Charles Clark on UBI

Professor Charles Clark
"For all the renewed interest in this idea, I haven't seen a lot of talk about it among Christians, as such," writes Nathan Schneider at America magazine.

"Maybe we are especially committed to the notion that each person should get what he or she deserves? Then again, if that's the case, just about any arrangement would be better than what we have now."

One expert Schneider does mention is Charles Clark, a Catholic economist at St John's University, New York, "who has been a basic income advocate ever since being asked to study the idea by the Conference of Religious in Ireland, and then by the Irish government, in the late 1990s." 

Clark argues that to consider basic income 'something for nothing' misunderstands how truly interconnected the economy is, Schneider notes. "His research across Europe and North America suggests that a basic income would actually make production more efficient.

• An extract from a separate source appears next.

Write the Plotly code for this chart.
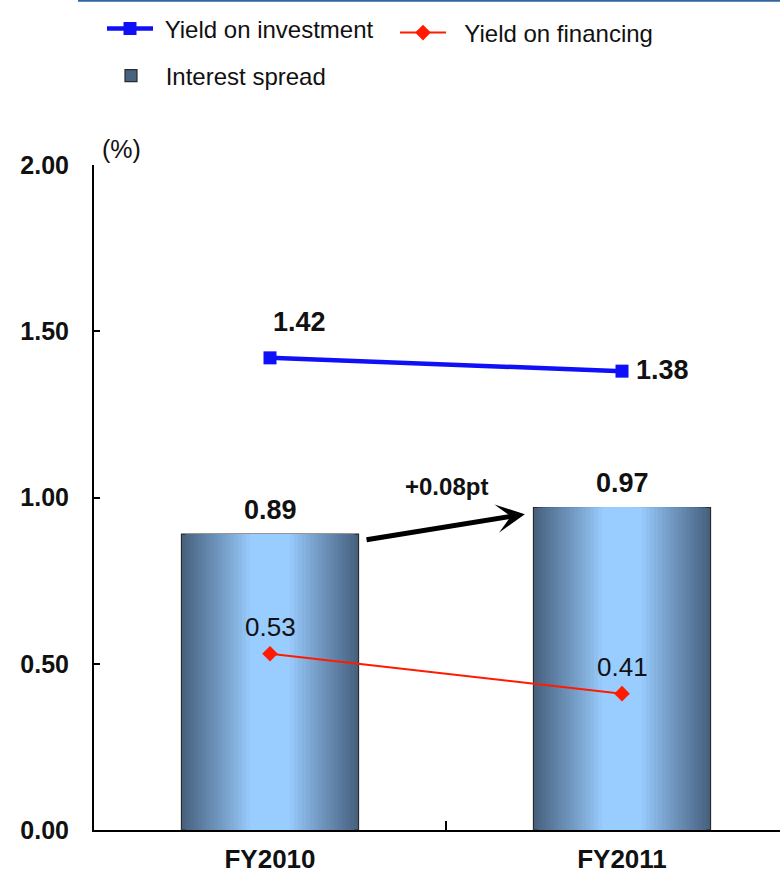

"He also believes that the idea reflects the insistence in Catholic social teaching on the intrinsic value of every person. It would free people to participate more fully in family life and combat the individualism that an 'every man for himself' economy teaches us."

According to Clark, even though it will require a major change in the public mindset, "a basic income is the easiest way to bring everyone above the poverty line and reduce income inequality without making major structural changes to the economy."

According to Wikipedia, Clark also "estimates that the United States could support a Basic Income large enough to eliminate poverty and continue to fund all current government spending (except that which would be made redundant by the Basic Income) with a flat income tax of just under 39 percent.[27]

Schneider also compiles an interesting list of other figures who favored such a proposal including Thomas Paine, Martin Luther King Jr, John Kenneth Galbraith, Margaret Mead and Buckminster Fuller.

Even Milton Friedman agreed and Richard Nixon proposed something similar, Schneider notes.